Posting your hardware would be a good idea, it has been asked for before and allows us to help you better vice making assumptions.
S/N Model Capacity Error On line
8HGL3XDH HGST 12 TB No x
ZCT28TJ8 Seagate 8 TB No x
ZCT26GY1 Seagate 8 TB No x
AAGGLA7H HGST 12 TB No x
ZV708WDS Seagate 10 TB No x
ZJV1PJKZ Seagate 12 TB No x
ZR50VM0A Seagate 18 TB No x
8DGVYPYH HGST 12 TB No x
X1D0A161FVGG Toshiba 16 TB No x
Y1X0A1U2FJDH Toshiba 16 TB No x
8DHAM5ZH HGST 12 TB No x
43JN80BGS Toshiba 3 TB No x
Need the model numbers. The serial numbers are good to see if the drive is under warranty, but the model numbers allow us to see what drive type you have.
It is a minor concern at this point as you need to save any data you want to retain somewhere, but then if there are any drive models which are SMR for example, we can warn you about those.
Your drives may be failing, your PSU may be failing. Your cabling may be flaky. Your SATA card may be overheating, or just flaky. Your drives may be overheating. Or it could be memory errors.
But you have no redundancy.
So any error may result in a failure, corruption or total loss of the pool.
Suggest backing up what you can save and rebuilding your pool with at least one drive of redundancy, and then you can try and work out the cause of your errors.
6 ASM1064 SATA controllers (PCIe 3.0x1) behind a 24-lane PCIe 2.0 switch…
This may not be as bad as I though when I saw the contraption, but it’s certainly not a recommendable or supportable configuration.

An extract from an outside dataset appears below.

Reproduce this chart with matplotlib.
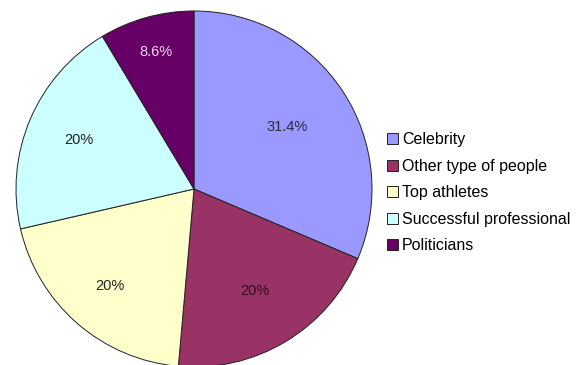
import numpy as np
import matplotlib.pyplot as plt

plt.rcParams['font.family'] = ['Liberation Sans', 'DejaVu Sans']

labels = ['Celebrity', 'Other type of people', 'Top athletes',
          'Successful professional', 'Politicians']
values = [31.4, 20, 20, 20, 8.6]
colors = ['#9999FF', '#993366', '#FFFFCC', '#CCFFFF', '#660066']
text_colors = ['#2a2a44', '#2a0a1a', '#222222', '#222222', '#EED8EE']
label_dist = [0.63, 0.665, 0.72, 0.70, 0.80]

fig = plt.figure(figsize=(5.84, 3.65), dpi=100)
# pie centre ~ (194, 189) px, radius ~178 px
ax = fig.add_axes([16 / 584, -2 / 365, 356 / 584, 356 / 365])
wedges, texts, autotexts = ax.pie(
    values, colors=colors, startangle=90, counterclock=False,
    autopct=lambda p: f'{p:.1f}%'.replace('.0%', '%'), pctdistance=0.7,
    wedgeprops=dict(edgecolor='#222222', linewidth=0.7),
    textprops=dict(fontsize=10.5))
for w, t, c, d in zip(wedges, autotexts, text_colors, label_dist):
    mid = np.deg2rad((w.theta1 + w.theta2) / 2)
    t.set_position((d * np.cos(mid), d * np.sin(mid)))
    t.set_color(c)
ax.set_xlim(-1.0, 1.0)
ax.set_ylim(-1.0, 1.0)
ax.set_aspect('equal')

fig.legend(wedges, labels, loc='upper left', bbox_to_anchor=(381 / 584, 1 - 126 / 365),
           frameon=False, fontsize=11.5, handlelength=0.65, handleheight=0.65,
           handletextpad=0.25, labelspacing=0.72, borderaxespad=0)

fig.savefig('out.png', dpi=100)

Do not use that!
At now after scrub of 2 days have no error but ZFS Health is “bad” see after attached, and i don’t understand why.

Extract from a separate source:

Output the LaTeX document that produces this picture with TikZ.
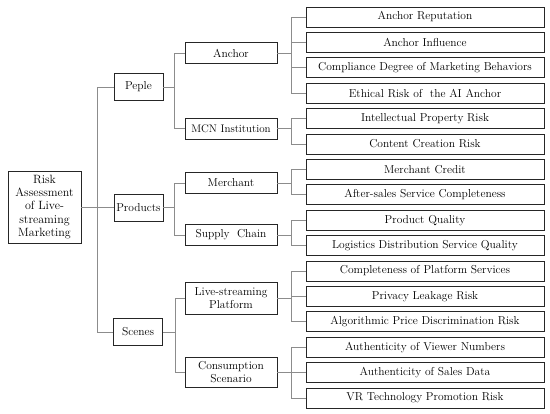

So next time i transfer all data to other external NAS (58 TB !) reconfigure pool with a little change and re-copy all data to the new pool.
About 1 week of “work” …
The system has 5 pools, total of 29 HD / SSD / NVMe, 32 GB RAM, CPU an old AMD 9590 , MB Crosshair Formula
Thanks
Please post the output of zpool status -v HD8
If there are any errors at all, run zpool clear HD8 and see if that clears the status alert.
Also, what does the TrueNAS GUI ‘Alert’ say?